The ruling came after acting Pennsylvania Secretary of State Leigh Chapman said that the state would count undated ballots despite the Supreme Court vacating a lower court ruling that allowed the state to count ballots. The Third Circuit Court of Appeals ruled in May of this year that undated mail ballots must be counted. The court found that a date on the outside of the ballot envelope has no bearing on a voter’s eligibility, and throwing out those ballots would violate the voters’ civil rights, Fox News reported. But the United States Supreme Court threw that ruling in October, and ordered the lower court to dismiss the case as moot, requiring Pennsylvania to return to established mail-in voting laws.

But Chapman said that the state would continue to count votes, citing a Pennsylvania Commonwealth Court ruling, which stated that undated ballots must be counted. “Every county is expected to include undated ballots in their official returns for the Nov. 8 election, consistent with the Department of State’s guidance,” Chapman wrote in an announcement on October 12, via Fox News. “That guidance followed the most recent ruling of the Pennsylvania Commonwealth Court holding that both Pennsylvania and federal law prohibit excluding legal votes because the voter omitted an irrelevant date on the ballot return envelope.”

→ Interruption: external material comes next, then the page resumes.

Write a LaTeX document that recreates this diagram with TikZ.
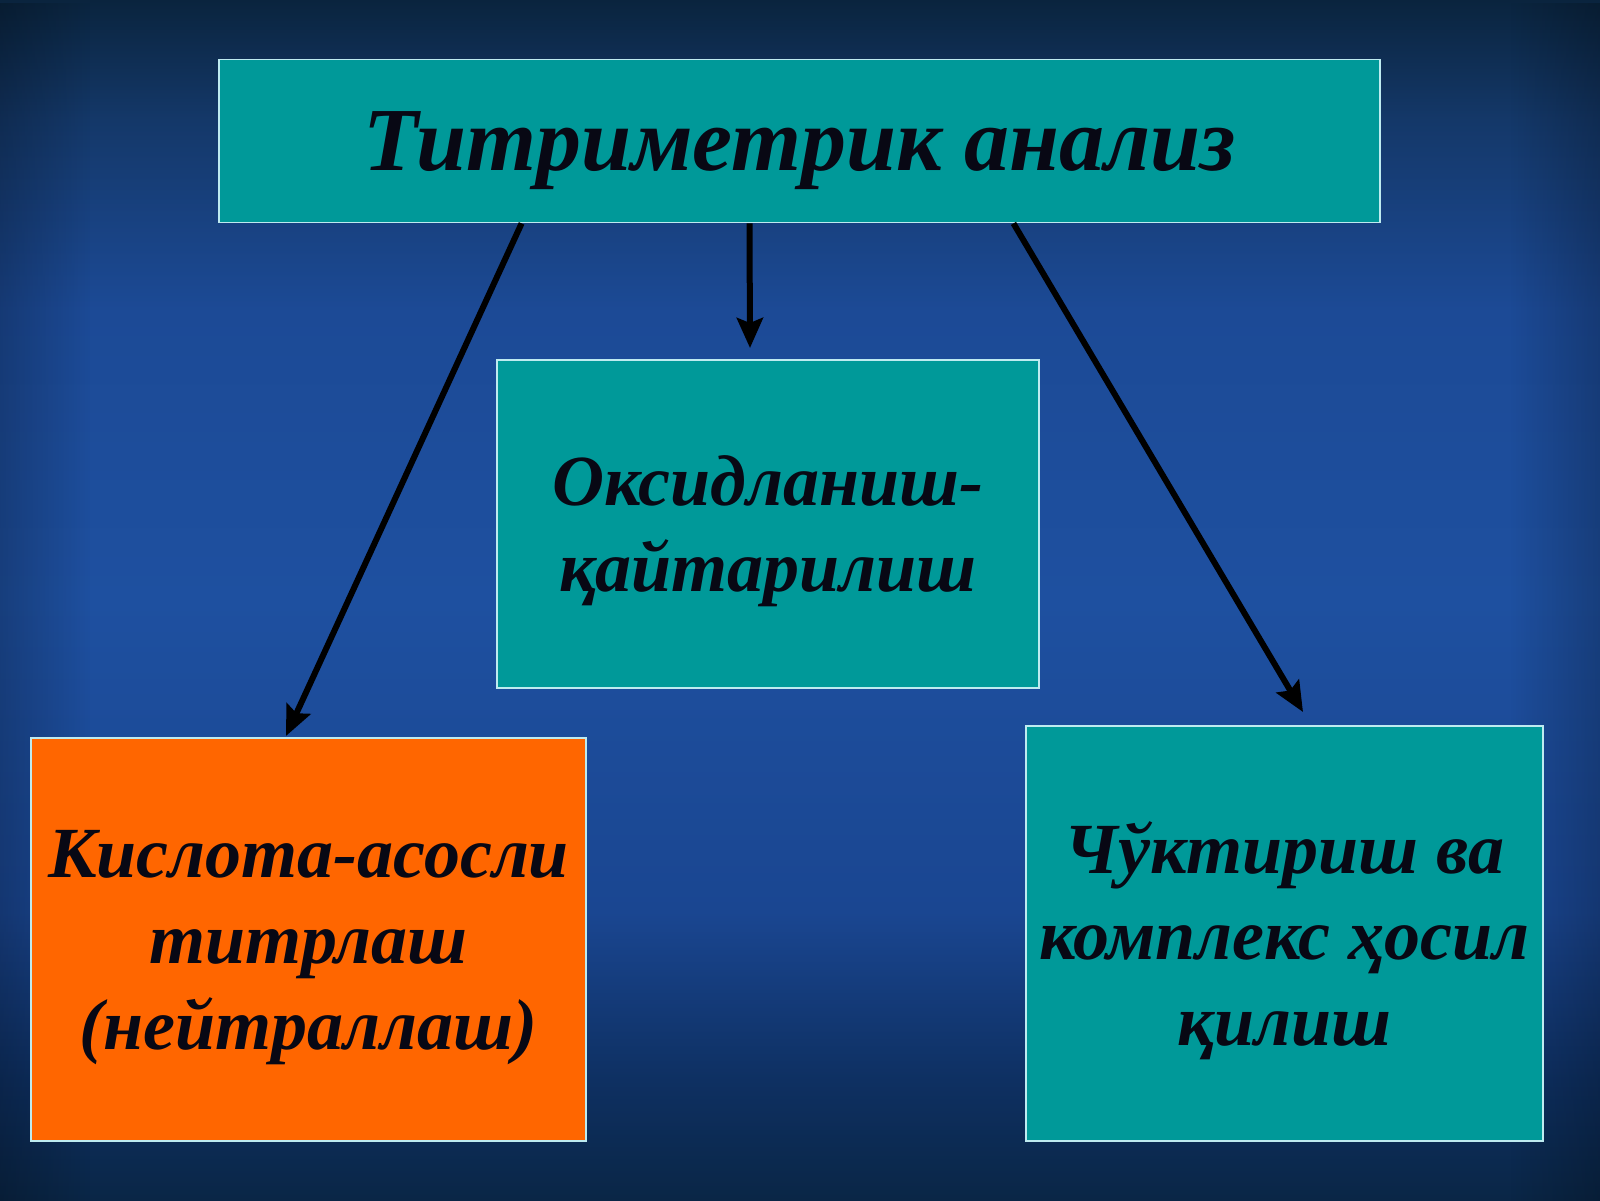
\documentclass[tikz,border=0pt]{standalone}
\usepackage{fontspec}
\setmainfont{Liberation Serif}
\usetikzlibrary{arrows.meta,calc,fadings}
\definecolor{tealbox}{RGB}{0,153,153}
\definecolor{orangebox}{RGB}{255,102,0}
\definecolor{boxline}{RGB}{190,235,240}
\definecolor{inkc}{RGB}{8,8,20}
\definecolor{bga}{RGB}{10,36,62}
\definecolor{bgb}{RGB}{20,56,105}
\definecolor{bgc}{RGB}{28,74,150}
\definecolor{bgd}{RGB}{30,80,160}
\definecolor{bge}{RGB}{26,70,145}
\definecolor{bgf}{RGB}{14,48,98}
\definecolor{bgg}{RGB}{10,38,70}
\pgfdeclareverticalshading{bgshade}{100bp}{
  color(0bp)=(bgg);
  color(25bp)=(bgg);
  color(30bp)=(bgf);
  color(37bp)=(bge);
  color(50bp)=(bgd);
  color(62bp)=(bgc);
  color(70bp)=(bgb);
  color(75bp)=(bga);
  color(100bp)=(bga)}
\tikzfading[name=fadeR, left color=transparent!0, right color=transparent!100]
\tikzfading[name=fadeL, left color=transparent!100, right color=transparent!0]
\tikzset{
  box/.style={draw=boxline, line width=1.8pt, inner sep=0pt, align=center,
    text=inkc, text depth=0pt, font=\bfseries\itshape\fontsize{72}{86}\selectfont},
  tealnode/.style={box, fill=tealbox},
  orangenode/.style={box, fill=orangebox},
  conn/.style={draw=black, line width=6pt,
    -{Stealth[length=30pt,width=26pt,inset=5pt]}}
}
\begin{document}
\begin{tikzpicture}[x=1pt,y=-1pt]
\useasboundingbox (0,0) rectangle (1600,1200);
\shade[shading=bgshade] (0,0) rectangle (1600,1200);
\fill[black, opacity=0.22, path fading=fadeR] (0,0) rectangle (90,1200);
\fill[black, opacity=0.22, path fading=fadeL] (1510,0) rectangle (1600,1200);
% boxes
\node[tealnode, minimum width=1161pt, minimum height=163pt,
  font=\bfseries\itshape\fontsize{90}{100}\selectfont] (top) at (799.5,141) {Титриметрик анализ};
\node[tealnode, minimum width=542pt, minimum height=328pt] (mid) at (768,524) {Оксидланиш-\\қайтарилиш};
\node[orangenode, minimum width=555pt, minimum height=403pt] (left) at (308.5,939.5) {Кислота-асосли\\титрлаш\\(нейтраллаш)};
\node[tealnode, minimum width=517pt, minimum height=415pt] (right) at (1284.5,933.5) {Чўктириш ва\\комплекс ҳосил\\қилиш};
% connector anchors
\coordinate (sL) at ($(top.south west)!0.261!(top.south east)$);
\coordinate (sM) at ($(top.south west)!0.457!(top.south east)$);
\coordinate (sR) at ($(top.south west)!0.684!(top.south east)$);
\coordinate (eL) at (286,736);
\coordinate (eM) at (750,348);
\coordinate (eR) at (1303,712);
\draw[conn] (sL) -- (eL);
\draw[conn] (sM) -- (eM);
\draw[conn] (sR) -- (eR);
\end{tikzpicture}
\end{document}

“Today’s order from the U.S. Supreme Court vacating the Third Circuit’s decision on mootness grounds was not based on the merits of the issue and does not affect the prior decision of Commonwealth Court in any way,” she added. “It provides no justification for counties to exclude ballots based on a minor omission, and we expect that counties will continue to comply with their obligation to count all legal votes.”

Chapman previously stated that election results would not be available on election night for the upcoming governor and Senate races because of state laws controlling when the state can begin counting mail ballots, as The Daily Wire reported.

“It’s really important for us to get accurate information about the election process in Pennsylvania,” Chapman said. “So voters and the public know that when there are delays in counting, it doesn’t mean that there’s anything nefarious happening. It’s just what the law is in Pennsylvania.”